=== WHAT TO WORK ON ===
Extract everything from the first line through the line with "return ss[i]", both ends included, except for any pictures.
* begin DATASET EXTRACT *
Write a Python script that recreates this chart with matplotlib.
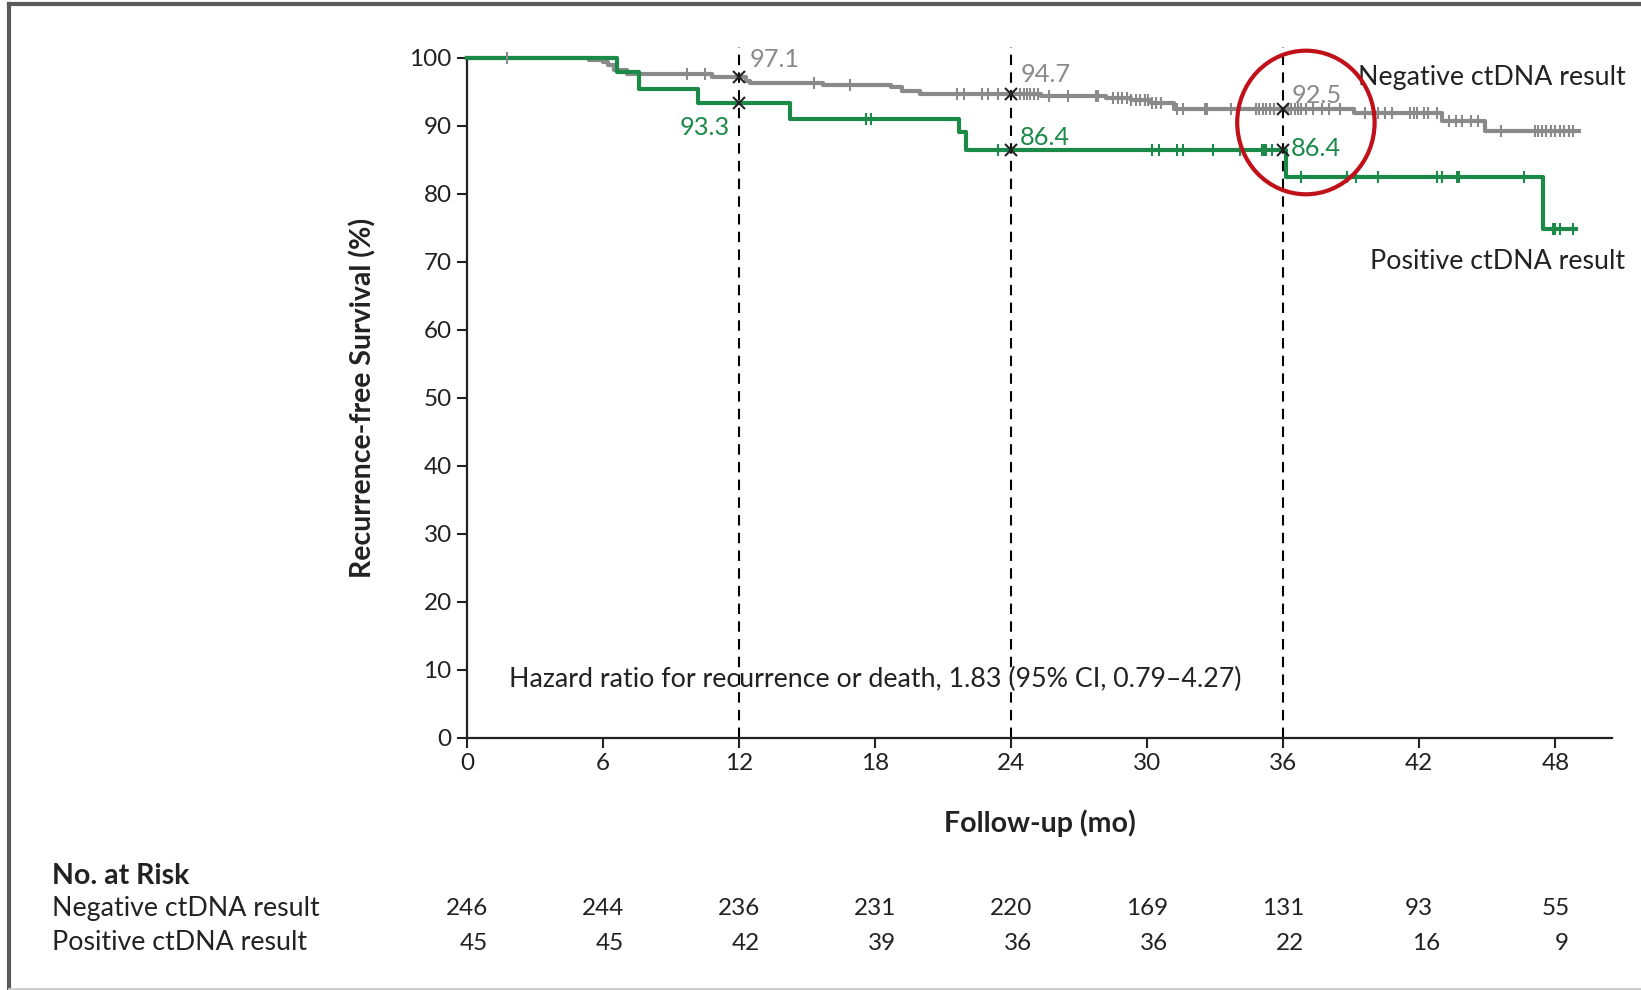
import numpy as np
import matplotlib
matplotlib.use('Agg')
import matplotlib.pyplot as plt
from matplotlib.patches import Ellipse
from matplotlib.lines import Line2D

plt.rcParams['font.family'] = ['Lato', 'DejaVu Sans']

# step curves: time of drop, survival after the drop
neg_t = [0, 5.4, 6.0, 6.2, 6.5, 7.05, 10.8, 12.3, 12.5, 15.7, 18.7, 19.2, 20.0, 25.3, 28.2, 29.3, 30.15, 31.2, 39.1, 43.0, 44.9, 49.05]
neg_s = [100, 99.7, 99.4, 98.9, 98.1, 97.6, 97.1, 96.6, 96.3, 95.9, 95.6, 95.1, 94.7, 94.3, 94.0, 93.7, 93.3, 92.5, 91.8, 90.7, 89.2, 89.2]
pos_t = [0, 6.6, 7.57, 10.2, 14.26, 21.7, 22.0, 36.1, 47.45, 48.9]
pos_s = [100, 97.8, 95.4, 93.3, 91.0, 89.1, 86.4, 82.4, 74.8, 74.8]

# censoring times
neg_cens = [1.75, 9.7, 10.5, 15.3, 16.9, 21.6, 21.9, 22.7, 23.0, 23.4,
            24.4, 24.55, 24.7, 24.85, 25.0, 25.2, 25.65, 26.5, 27.75, 27.85,
            28.5, 28.7, 28.9, 29.1, 29.3, 29.5, 29.7, 29.9, 30.05, 30.2, 30.4, 30.6,
            31.3, 31.6, 32.55, 32.65, 33.7, 34.8, 34.95, 35.1, 35.25, 35.4, 35.6,
            36.2, 36.35, 36.5, 36.65, 36.8, 37.0, 37.3, 37.7, 38.0, 38.5,
            39.6, 40.2, 40.5, 40.8, 41.6, 41.75, 41.9, 42.2, 42.4, 42.8,
            43.3, 43.6, 43.9, 44.3, 44.6, 45.6, 47.1, 47.25, 47.4, 47.6, 47.8,
            48.0, 48.2, 48.4, 48.6, 48.8]
pos_cens = [17.6, 17.8, 23.4, 30.2, 30.5, 31.3, 31.6, 32.9, 34.1, 35.05, 35.15,
            35.25, 35.5, 36.8, 38.8, 39.2, 40.2, 42.8, 43.0, 43.65, 43.75, 46.6,
            47.9, 48.0, 48.2, 48.8]

landmarks = [12, 24, 36]
neg_mark = [97.1, 94.7, 92.5]
pos_mark = [93.3, 86.4, 86.4]

risk_times = [0, 6, 12, 18, 24, 30, 36, 42, 48]
risk_neg = [246, 244, 236, 231, 220, 169, 131, 93, 55]
risk_pos = [45, 45, 42, 39, 36, 36, 22, 16, 9]

GREEN = '#1b8a48'
GRAY = '#8a8a8a'
INK = '#222222'
FS = 17.5     # numbers
FT = 19.3     # plain text
FB = 20.5     # bold labels

fig = plt.figure(figsize=(16.41, 9.9), dpi=100)
ax = fig.add_axes([467/1641, 1-738/990, (1612-467)/1641, (738-57.5)/990])


def surv_at(tt, ss, x):
    i = np.searchsorted(tt, x, side='right') - 1
    return ss[i]


ax.step(neg_t, neg_s, where='post', color=GRAY, lw=3, clip_on=False, zorder=3)
ax.step(pos_t, pos_s, where='post', color=GREEN, lw=3, clip_on=False, zorder=3)
ax.plot(neg_cens, [surv_at(neg_t, neg_s, c) for c in neg_cens], ls='none', marker='|',
        ms=9, mew=1.5, color=GRAY, clip_on=False, zorder=4)
ax.plot(pos_cens, [surv_at(pos_t, pos_s, c) for c in pos_cens], ls='none', marker='|',
        ms=9, mew=1.5, color=GREEN, clip_on=False, zorder=4)

# landmark lines
for i, lm in enumerate(landmarks):
    ax.plot([lm, lm], [0, 101.5], color='black', lw=1.5, ls=(0, (5, 3.5)), clip_on=False, zorder=2)
    ax.plot([lm, lm], [neg_mark[i], pos_mark[i]], ls='none', marker='x', ms=9, mew=1.5,
            color=INK, clip_on=False, zorder=5)

ax.text(12.45, 99.7, '97.1', color=GRAY, fontsize=18.3, va='center', ha='left')
ax.text(11.6, 89.7, '93.3', color=GREEN, fontsize=18.3, va='center', ha='right')
ax.text(24.4, 97.5, '94.7', color=GRAY, fontsize=18.3, va='center', ha='left')
ax.text(24.4, 88.3, '86.4', color=GREEN, fontsize=18.3, va='center', ha='left')
ax.text(36.35, 94.4, '92.5', color=GRAY, fontsize=18.3, va='center', ha='left')
ax.text(36.35, 86.7, '86.4', color=GREEN, fontsize=18.3, va='center', ha='left')

ax.text(51.1, 97.0, 'Negative ctDNA result', color=INK, fontsize=FT, va='center', ha='right')
ax.text(51.1, 70.0, 'Positive ctDNA result', color=INK, fontsize=FT, va='center', ha='right')
ax.text(1.85, 8.6, 'Hazard ratio for recurrence or death, 1.83 (95% CI, 0.79\u20134.27)',
        color=INK, fontsize=FT, va='center', ha='left')

ax.add_patch(Ellipse((37.0, 90.45), 6.06, 21.1, fill=False, ec='#c0101a', lw=3, clip_on=False, zorder=6))

ax.set_xlim(0, 50.5)
ax.set_ylim(0, 100)
ax.set_xticks(risk_times)
ax.set_yticks(range(0, 101, 10))
ax.spines['top'].set_visible(False)
ax.spines['right'].set_visible(False)
for s in ['left', 'bottom']:
    ax.spines[s].set_linewidth(1.6)
    ax.spines[s].set_color(INK)
ax.tick_params(direction='out', length=7, width=1.5, colors=INK, labelsize=FS, pad=4)
ax.set_ylabel('Recurrence-free Survival (%)', fontsize=FB, fontweight='bold', color=INK, labelpad=24)
ax.set_xlabel('Follow-up (mo)', fontsize=FB, fontweight='bold', color=INK, labelpad=25)

# number at risk table
tr = ax.get_xaxis_transform()
fig.text(52/1641, 1-876/990, 'No. at Risk', fontsize=FB, fontweight='bold', color=INK, va='center')
fig.text(52/1641, 1-908.5/990, 'Negative ctDNA result', fontsize=FT, color=INK, va='center')
fig.text(52/1641, 1-943/990, 'Positive ctDNA result', fontsize=FT, color=INK, va='center')
for i, t in enumerate(risk_times):
    ax.text(t, -0.251, str(risk_neg[i]), transform=tr, fontsize=FS, color=INK, ha='center', va='center', clip_on=False)
    ax.text(t + 0.3, -0.302, str(risk_pos[i]), transform=tr, fontsize=FS, color=INK, ha='center', va='center', clip_on=False)

# frame around the figure
fig.add_artist(Line2D([8.5/1641, 8.5/1641], [0, 1-4/990], transform=fig.transFigure, color='#5a5a5a', lw=3))
fig.add_artist(Line2D([8.5/1641, 1], [1-4/990, 1-4/990], transform=fig.transFigure, color='#5a5a5a', lw=3))
fig.add_artist(Line2D([8.5/1641, 1], [1.5/990, 1.5/990], transform=fig.transFigure, color='#cccccc', lw=2))

fig.savefig('out.png', dpi=100)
* end DATASET EXTRACT *
=== WRITTEN ANSWER ===
Write a Python script that recreates this chart with matplotlib.
import numpy as np
import matplotlib
matplotlib.use('Agg')
import matplotlib.pyplot as plt
from matplotlib.patches import Ellipse
from matplotlib.lines import Line2D

plt.rcParams['font.family'] = ['Lato', 'DejaVu Sans']

# step curves: time of drop, survival after the drop
neg_t = [0, 5.4, 6.0, 6.2, 6.5, 7.05, 10.8, 12.3, 12.5, 15.7, 18.7, 19.2, 20.0, 25.3, 28.2, 29.3, 30.15, 31.2, 39.1, 43.0, 44.9, 49.05]
neg_s = [100, 99.7, 99.4, 98.9, 98.1, 97.6, 97.1, 96.6, 96.3, 95.9, 95.6, 95.1, 94.7, 94.3, 94.0, 93.7, 93.3, 92.5, 91.8, 90.7, 89.2, 89.2]
pos_t = [0, 6.6, 7.57, 10.2, 14.26, 21.7, 22.0, 36.1, 47.45, 48.9]
pos_s = [100, 97.8, 95.4, 93.3, 91.0, 89.1, 86.4, 82.4, 74.8, 74.8]

# censoring times
neg_cens = [1.75, 9.7, 10.5, 15.3, 16.9, 21.6, 21.9, 22.7, 23.0, 23.4,
            24.4, 24.55, 24.7, 24.85, 25.0, 25.2, 25.65, 26.5, 27.75, 27.85,
            28.5, 28.7, 28.9, 29.1, 29.3, 29.5, 29.7, 29.9, 30.05, 30.2, 30.4, 30.6,
            31.3, 31.6, 32.55, 32.65, 33.7, 34.8, 34.95, 35.1, 35.25, 35.4, 35.6,
            36.2, 36.35, 36.5, 36.65, 36.8, 37.0, 37.3, 37.7, 38.0, 38.5,
            39.6, 40.2, 40.5, 40.8, 41.6, 41.75, 41.9, 42.2, 42.4, 42.8,
            43.3, 43.6, 43.9, 44.3, 44.6, 45.6, 47.1, 47.25, 47.4, 47.6, 47.8,
            48.0, 48.2, 48.4, 48.6, 48.8]
pos_cens = [17.6, 17.8, 23.4, 30.2, 30.5, 31.3, 31.6, 32.9, 34.1, 35.05, 35.15,
            35.25, 35.5, 36.8, 38.8, 39.2, 40.2, 42.8, 43.0, 43.65, 43.75, 46.6,
            47.9, 48.0, 48.2, 48.8]

landmarks = [12, 24, 36]
neg_mark = [97.1, 94.7, 92.5]
pos_mark = [93.3, 86.4, 86.4]

risk_times = [0, 6, 12, 18, 24, 30, 36, 42, 48]
risk_neg = [246, 244, 236, 231, 220, 169, 131, 93, 55]
risk_pos = [45, 45, 42, 39, 36, 36, 22, 16, 9]

GREEN = '#1b8a48'
GRAY = '#8a8a8a'
INK = '#222222'
FS = 17.5     # numbers
FT = 19.3     # plain text
FB = 20.5     # bold labels

fig = plt.figure(figsize=(16.41, 9.9), dpi=100)
ax = fig.add_axes([467/1641, 1-738/990, (1612-467)/1641, (738-57.5)/990])


def surv_at(tt, ss, x):
    i = np.searchsorted(tt, x, side='right') - 1
    return ss[i]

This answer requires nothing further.